* Start Data segment *
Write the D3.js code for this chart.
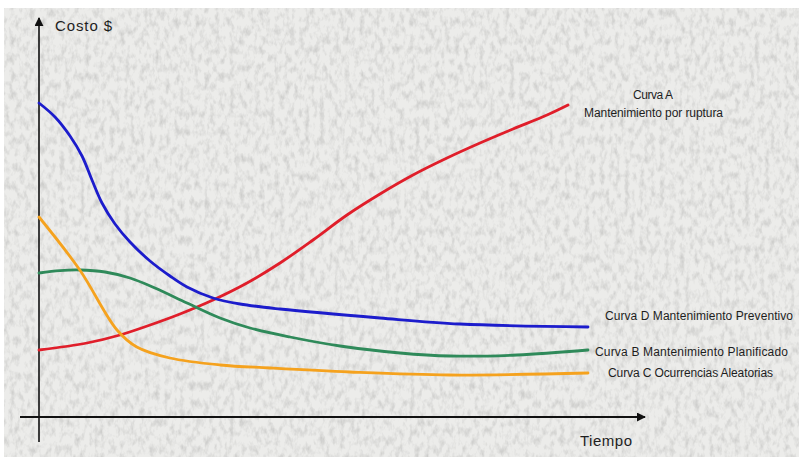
<!DOCTYPE html>
<html>
<head>
<meta charset="utf-8">
<script src="https://cdn.jsdelivr.net/npm/d3@7/dist/d3.min.js"></script>
<style>
  html, body { margin: 0; padding: 0; background: #fff; }
  svg { display: block; }
  text { font-family: "Liberation Sans", Arial, sans-serif; fill: #1e1e1e; }
</style>
</head>
<body>
<svg id="chart" width="799" height="457"></svg>
<script>
// Cost curves over time: [tiempo, costo] pairs (arbitrary units 0–100)
const curvaA = [[0,16.75],[8,18.5],[13.5,20.5],[19,23.25],[23.5,25.75],[29,29.25],[34.67,33.5],[40.17,38.5],[45.67,44.25],[51.33,50.5],[56.83,55.75],[62.33,60.5],[68,64.75],[73.5,68.5],[79,72],[84.67,75.5],[88.17,78]];
const curvaB = [[0,36],[3.5,36.6],[6.83,36.75],[11,36.25],[15.17,34.75],[19.33,32.25],[24.67,28.5],[30.17,24.75],[35.17,22.25],[41.83,20],[50.17,17.75],[60.17,16],[68.5,15.25],[79.67,15.5],[91.5,16.75]];
const curvaC = [[0,50],[6.8,36.75],[13,21.75],[16.3,17.5],[21.8,14.75],[30.2,13],[38.5,12.25],[51.8,11.25],[68.5,10.5],[91.5,11]];
const curvaD = [[0,78.5],[2.67,75],[5.17,70.25],[7.17,65.25],[8.83,59.25],[10.5,53.5],[12.67,48.25],[15.17,43.75],[18.5,39],[21.83,35.25],[24.67,32.5],[29,29.75],[33.5,28.25],[40.17,27],[56.83,24.75],[70.17,23.25],[91.5,22.5]];

const seriesNames = ["Curva A", "Curva B", "Curva C", "Curva D"];
const seriesColors = ["#e01e2a", "#2f8a5a", "#f5a21e", "#1c1ccc"];

const labelA = ["Curva A", "Mantenimiento por ruptura"];
const labelB = "Curva  B Mantenimiento  Planificado";
const labelC = "Curva C Ocurrencias Aleatorias";
const labelD = "Curva  D Mantenimiento  Preventivo";
const yTitle = "Costo $";
const xTitle = "Tiempo";

const svg = d3.select("#chart");
const W = 799, H = 457;

// stucco-like paper texture
const defs = svg.append("defs");
const f = defs.append("filter").attr("id", "stucco")
  .attr("x", 0).attr("y", 0).attr("width", "100%").attr("height", "100%");
f.append("feTurbulence").attr("type", "fractalNoise")
  .attr("baseFrequency", "0.2 0.11").attr("numOctaves", 3).attr("seed", 11).attr("result", "n");
f.append("feColorMatrix").attr("in", "n").attr("type", "matrix")
  .attr("values", "0 0 0 0 0.55  0 0 0 0 0.55  0 0 0 0 0.54  -2.2 0 0 0 1.25");
f.append("feComposite").attr("in2", "SourceGraphic").attr("operator", "in");

svg.append("rect").attr("width", W).attr("height", H).attr("fill", "#fff");
svg.append("rect").attr("x", 4).attr("y", 8).attr("width", W - 4).attr("height", H - 8)
  .attr("fill", "#ececea");
svg.append("rect").attr("x", 4).attr("y", 8).attr("width", W - 4).attr("height", H - 8)
  .attr("fill", "#ececea").attr("filter", "url(#stucco)").attr("opacity", 0.75);

// scales
const x = d3.scaleLinear().domain([0, 100]).range([39, 639]);
const y = d3.scaleLinear().domain([0, 100]).range([417, 17]);

// axes with arrowheads
defs.append("marker").attr("id", "arrow")
  .attr("viewBox", "0 0 10 10").attr("refX", 9).attr("refY", 5)
  .attr("markerWidth", 9).attr("markerHeight", 9).attr("markerUnits", "userSpaceOnUse")
  .attr("orient", "auto")
  .append("path").attr("d", "M0,0 L10,5 L0,10 Z").attr("fill", "#111");

svg.append("line")
  .attr("x1", x(0)).attr("y1", 442).attr("x2", x(0)).attr("y2", y(100) + 1)
  .attr("stroke", "#111").attr("stroke-width", 1.6).attr("marker-end", "url(#arrow)");
svg.append("line")
  .attr("x1", 20).attr("y1", y(0)).attr("x2", x(101)).attr("y2", y(0))
  .attr("stroke", "#111").attr("stroke-width", 2).attr("marker-end", "url(#arrow)");

svg.append("text").attr("x", 55).attr("y", 31).attr("font-size", 15)
  .attr("textLength", 57).text(yTitle);
svg.append("text").attr("x", 580).attr("y", 446).attr("font-size", 15)
  .attr("textLength", 52).text(xTitle);

// curves
const line = d3.line().x(d => x(d[0])).y(d => y(d[1])).curve(d3.curveCatmullRom.alpha(0.5));
const allSeries = [curvaA, curvaB, curvaC, curvaD];
svg.append("g").selectAll("path")
  .data(allSeries)
  .join("path")
  .attr("d", line)
  .attr("fill", "none")
  .attr("stroke", (d, i) => seriesColors[i])
  .attr("stroke-width", 2.8)
  .attr("stroke-linecap", "round");

// curve labels
const lab = svg.append("g").attr("font-size", 12);
lab.append("text").attr("x", 633).attr("y", 99).attr("textLength", 40).text(labelA[0]);
lab.append("text").attr("x", 584).attr("y", 117).attr("textLength", 139).text(labelA[1]);
lab.append("text").attr("x", 605).attr("y", 320).attr("textLength", 188).text(labelD);
lab.append("text").attr("x", 595).attr("y", 356).attr("textLength", 193).text(labelB);
lab.append("text").attr("x", 608).attr("y", 377).attr("textLength", 165).text(labelC);
</script>
</body>
</html>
* End Data segment *
*Aim of the task*
Return all of the data exactly as written, and drop the pictures.

*Finished task*
Write the D3.js code for this chart.
<!DOCTYPE html>
<html>
<head>
<meta charset="utf-8">
<script src="https://cdn.jsdelivr.net/npm/d3@7/dist/d3.min.js"></script>
<style>
  html, body { margin: 0; padding: 0; background: #fff; }
  svg { display: block; }
  text { font-family: "Liberation Sans", Arial, sans-serif; fill: #1e1e1e; }
</style>
</head>
<body>
<svg id="chart" width="799" height="457"></svg>
<script>
// Cost curves over time: [tiempo, costo] pairs (arbitrary units 0–100)
const curvaA = [[0,16.75],[8,18.5],[13.5,20.5],[19,23.25],[23.5,25.75],[29,29.25],[34.67,33.5],[40.17,38.5],[45.67,44.25],[51.33,50.5],[56.83,55.75],[62.33,60.5],[68,64.75],[73.5,68.5],[79,72],[84.67,75.5],[88.17,78]];
const curvaB = [[0,36],[3.5,36.6],[6.83,36.75],[11,36.25],[15.17,34.75],[19.33,32.25],[24.67,28.5],[30.17,24.75],[35.17,22.25],[41.83,20],[50.17,17.75],[60.17,16],[68.5,15.25],[79.67,15.5],[91.5,16.75]];
const curvaC = [[0,50],[6.8,36.75],[13,21.75],[16.3,17.5],[21.8,14.75],[30.2,13],[38.5,12.25],[51.8,11.25],[68.5,10.5],[91.5,11]];
const curvaD = [[0,78.5],[2.67,75],[5.17,70.25],[7.17,65.25],[8.83,59.25],[10.5,53.5],[12.67,48.25],[15.17,43.75],[18.5,39],[21.83,35.25],[24.67,32.5],[29,29.75],[33.5,28.25],[40.17,27],[56.83,24.75],[70.17,23.25],[91.5,22.5]];

const seriesNames = ["Curva A", "Curva B", "Curva C", "Curva D"];
const seriesColors = ["#e01e2a", "#2f8a5a", "#f5a21e", "#1c1ccc"];

const labelA = ["Curva A", "Mantenimiento por ruptura"];
const labelB = "Curva  B Mantenimiento  Planificado";
const labelC = "Curva C Ocurrencias Aleatorias";
const labelD = "Curva  D Mantenimiento  Preventivo";
const yTitle = "Costo $";
const xTitle = "Tiempo";

const svg = d3.select("#chart");
const W = 799, H = 457;

// stucco-like paper texture
const defs = svg.append("defs");
const f = defs.append("filter").attr("id", "stucco")
  .attr("x", 0).attr("y", 0).attr("width", "100%").attr("height", "100%");
f.append("feTurbulence").attr("type", "fractalNoise")
  .attr("baseFrequency", "0.2 0.11").attr("numOctaves", 3).attr("seed", 11).attr("result", "n");
f.append("feColorMatrix").attr("in", "n").attr("type", "matrix")
  .attr("values", "0 0 0 0 0.55  0 0 0 0 0.55  0 0 0 0 0.54  -2.2 0 0 0 1.25");
f.append("feComposite").attr("in2", "SourceGraphic").attr("operator", "in");

svg.append("rect").attr("width", W).attr("height", H).attr("fill", "#fff");
svg.append("rect").attr("x", 4).attr("y", 8).attr("width", W - 4).attr("height", H - 8)
  .attr("fill", "#ececea");
svg.append("rect").attr("x", 4).attr("y", 8).attr("width", W - 4).attr("height", H - 8)
  .attr("fill", "#ececea").attr("filter", "url(#stucco)").attr("opacity", 0.75);

// scales
const x = d3.scaleLinear().domain([0, 100]).range([39, 639]);
const y = d3.scaleLinear().domain([0, 100]).range([417, 17]);

// axes with arrowheads
defs.append("marker").attr("id", "arrow")
  .attr("viewBox", "0 0 10 10").attr("refX", 9).attr("refY", 5)
  .attr("markerWidth", 9).attr("markerHeight", 9).attr("markerUnits", "userSpaceOnUse")
  .attr("orient", "auto")
  .append("path").attr("d", "M0,0 L10,5 L0,10 Z").attr("fill", "#111");

svg.append("line")
  .attr("x1", x(0)).attr("y1", 442).attr("x2", x(0)).attr("y2", y(100) + 1)
  .attr("stroke", "#111").attr("stroke-width", 1.6).attr("marker-end", "url(#arrow)");
svg.append("line")
  .attr("x1", 20).attr("y1", y(0)).attr("x2", x(101)).attr("y2", y(0))
  .attr("stroke", "#111").attr("stroke-width", 2).attr("marker-end", "url(#arrow)");

svg.append("text").attr("x", 55).attr("y", 31).attr("font-size", 15)
  .attr("textLength", 57).text(yTitle);
svg.append("text").attr("x", 580).attr("y", 446).attr("font-size", 15)
  .attr("textLength", 52).text(xTitle);

// curves
const line = d3.line().x(d => x(d[0])).y(d => y(d[1])).curve(d3.curveCatmullRom.alpha(0.5));
const allSeries = [curvaA, curvaB, curvaC, curvaD];
svg.append("g").selectAll("path")
  .data(allSeries)
  .join("path")
  .attr("d", line)
  .attr("fill", "none")
  .attr("stroke", (d, i) => seriesColors[i])
  .attr("stroke-width", 2.8)
  .attr("stroke-linecap", "round");

// curve labels
const lab = svg.append("g").attr("font-size", 12);
lab.append("text").attr("x", 633).attr("y", 99).attr("textLength", 40).text(labelA[0]);
lab.append("text").attr("x", 584).attr("y", 117).attr("textLength", 139).text(labelA[1]);
lab.append("text").attr("x", 605).attr("y", 320).attr("textLength", 188).text(labelD);
lab.append("text").attr("x", 595).attr("y", 356).attr("textLength", 193).text(labelB);
lab.append("text").attr("x", 608).attr("y", 377).attr("textLength", 165).text(labelC);
</script>
</body>
</html>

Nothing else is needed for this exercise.